MoveOn lost its first fight. The Dean campaign lost every major primary. The lesson activists took away: Try something. The media, at least, is going to cover a primary threat more than it covers a sui generis student loan bill.
Thus the Warren “presidential campaign,” a masterful branding and messaging exercise. In September 2013, the New York Times wrote an attention-getting profile of Warren’s appeal to progressives, proven by the growing crowds for organizers wise enough to book her. “Bumper stickers and T-shirts surfacing in liberal enclaves proclaim, ‘I’m from the Elizabeth Warren Wing of the Democratic Party.’ ” Jonathan Martin reported that those stickers were mass-produced by the Progressive Change Campaign Committee, which was founded in 2009 by Adam Green (a veteran of MoveOn and Democratic campaigns) and Stephanie Taylor (a veteran of the SEIU, AFL-CIO, and yes, MoveOn)…
“Hillary Clinton is going to say these things,” said former Rep.
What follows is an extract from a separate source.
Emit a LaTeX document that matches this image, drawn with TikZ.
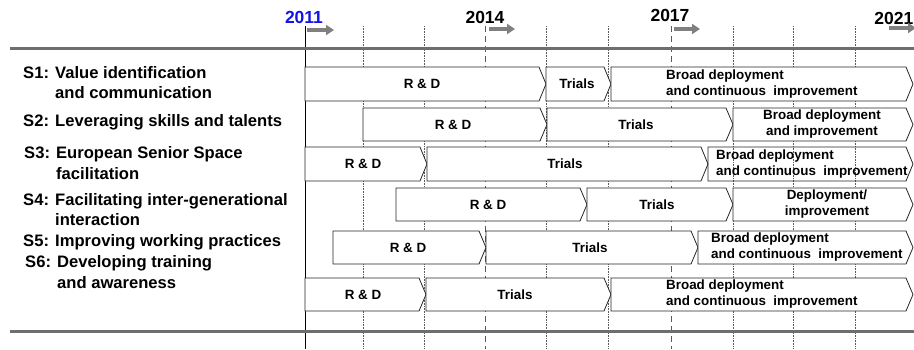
\documentclass[tikz,border=0pt]{standalone}
\usepackage{fontspec}
\setmainfont{Liberation Sans}
\usetikzlibrary{arrows.meta}
\definecolor{yearblue}{RGB}{20,20,230}
\definecolor{axisgray}{RGB}{110,110,110}
\definecolor{arrgray}{RGB}{128,128,128}
\definecolor{gridgray}{RGB}{90,90,90}
\newcommand{\pbar}[5][white]{\draw[barline,fill=#1] (#2,#4) -- ({#3-7},#4) -- (#3,{(#4+#5)/2}) -- ({#3-7},#5) -- (#2,#5) -- cycle;}
\tikzset{
  barline/.style={draw=black!85,line width=0.8pt},
  bartext/.style={font=\fontsize{13.4}{16}\selectfont\bfseries,inner sep=0pt,align=center},
  bartextl/.style={font=\fontsize{13.4}{16}\selectfont\bfseries,inner sep=0pt,align=left,anchor=west},
  lefttext/.style={font=\fontsize{16.6}{20.5}\selectfont\bfseries,inner sep=0pt,align=left,anchor=west},
  yeartext/.style={font=\fontsize{17.5}{20}\selectfont\bfseries,inner sep=0pt},
  dotgrid/.style={draw=gridgray,line width=0.6pt,dash pattern=on 0.8pt off 0.8pt},
  dashgrid/.style={draw=gridgray,line width=0.7pt,dash pattern=on 6pt off 4pt},
  axisline/.style={draw=axisgray,line width=3pt},
  yeararrow/.style={draw=arrgray,line width=4pt,-{Triangle[length=8pt,width=10pt]}},
}
\begin{document}
\begin{tikzpicture}[x=1pt,y=-1pt]
\useasboundingbox (0,0) rectangle (914,349);
% grid lines
\foreach \gx in {363,424,546,608,733,793,855}{
  \coordinate (gt\gx) at (\gx,26);
  \coordinate (gb\gx) at (\gx,349);
  \draw[dotgrid] (gt\gx) -- (gb\gx);
}
\foreach \gx in {485,671}{
  \coordinate (gt\gx) at (\gx,26);
  \coordinate (gb\gx) at (\gx,349);
  \draw[dashgrid] (gt\gx) -- (gb\gx);
}
\coordinate (st) at (305,26);
\coordinate (sb) at (305,349);
\draw[black,line width=0.9pt] (st) -- (sb);
% horizontal axis lines
\coordinate (tl) at (10,48);
\coordinate (tr) at (914,48);
\coordinate (bl) at (10,331);
\coordinate (br) at (914,331);
\draw[axisline] (tl) -- (tr);
\draw[axisline] (bl) -- (br);
% years
\node[yeartext,text=yearblue] (y2011) at (304,17) {2011};
\node[yeartext] (y2014) at (485,17.5) {2014};
\node[yeartext] (y2017) at (670,15.5) {2017};
\node[yeartext,anchor=east] (y2021) at (913.5,18) {2021};
\coordinate (a1s) at (307,30); \coordinate (a1e) at (334,30);
\coordinate (a2s) at (489,29); \coordinate (a2e) at (515,29);
\coordinate (a3s) at (674,29); \coordinate (a3e) at (700,29);
\coordinate (a4s) at (889,28); \coordinate (a4e) at (916,28);
\draw[yeararrow] (a1s) -- (a1e);
\draw[yeararrow] (a2s) -- (a2e);
\draw[yeararrow] (a3s) -- (a3e);
\draw[yeararrow] (a4s) -- (a4e);
% left labels
\node[lefttext] (s1) at (23,82.5) {S1: Value identification\\\phantom{S1: }and communication};
\node[lefttext] (s2) at (23,122) {S2: Leveraging skills and talents};
\node[lefttext] (s3) at (24,163) {S3: European Senior Space\\\phantom{S3: }facilitation};
\node[lefttext] (s4) at (23,209.5) {S4: Facilitating inter-generational\\\phantom{S4: }interaction};
\node[lefttext] (s5) at (23,242) {S5: Improving working practices};
\node[lefttext] (s6) at (25,272) {S6: Developing training\\\phantom{S6: }and awareness};
% row 1
\pbar{305}{546}{67}{101}
\pbar{546}{611}{67}{101}
\pbar{611}{913}{67}{101}
\node[bartext] (r1a) at (422,84) {R \& D};
\node[bartext] (r1b) at (577,84) {Trials};
\node[bartextl] (r1c) at (666,84) {Broad deployment\\and continuous\ \ improvement};
% row 2
\pbar{363}{547}{108}{141}
\pbar{547}{733}{108}{141}
\pbar{733}{913}{108}{141}
\node[bartext] (r2a) at (453,124.5) {R \& D};
\node[bartext] (r2b) at (636,124.5) {Trials};
\node[bartext] (r2c) at (822,124.5) {Broad deployment\\and improvement};
% row 3
\pbar{305}{427}{147}{181}
\pbar{427}{708}{147}{181}
\pbar[none]{708}{913}{147}{181}
\node[bartext] (r3a) at (363,164) {R \& D};
\node[bartext] (r3b) at (565,164) {Trials};
\node[bartextl] (r3c) at (716,164) {Broad deployment\\and continuous\ \ improvement};
% row 4
\pbar{396}{587}{188}{221}
\pbar{587}{733}{188}{221}
\pbar{733}{913}{188}{221}
\node[bartext] (r4a) at (488,204.5) {R \& D};
\node[bartext] (r4b) at (657,204.5) {Trials};
\node[bartext] (r4c) at (827,204.5) {Deployment/\\improvement};
% row 5
\pbar{333}{486}{231}{264}
\pbar{486}{698}{231}{264}
\pbar{698}{913}{231}{264}
\node[bartext] (r5a) at (408,247.5) {R \& D};
\node[bartext] (r5b) at (590,247.5) {Trials};
\node[bartextl] (r5c) at (711,247.5) {Broad deployment\\and continuous\ \ improvement};
% row 6
\pbar{305}{426}{278}{311}
\pbar{426}{611}{278}{311}
\pbar{611}{913}{278}{311}
\node[bartext] (r6a) at (363,294.5) {R \& D};
\node[bartext] (r6b) at (515,294.5) {Trials};
\node[bartextl] (r6c) at (666,294.5) {Broad deployment\\and continuous\ \ improvement};
\end{tikzpicture}
\end{document}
Brad Miller, a North Carolina Democrat who left his seat after a 2011 gerrymander. “Whoever our Democratic nominee is will run as an economic populist. When the pollsters and consultants come back with the numbers, they’ll tell her: Holy crap, you may not have been a populist before, but you are one now! The problem will be credibility, and whether it’s believable coming from someone who has close ties to the financial sector.”
At the conference, for most attendees, Clinton was credible enough.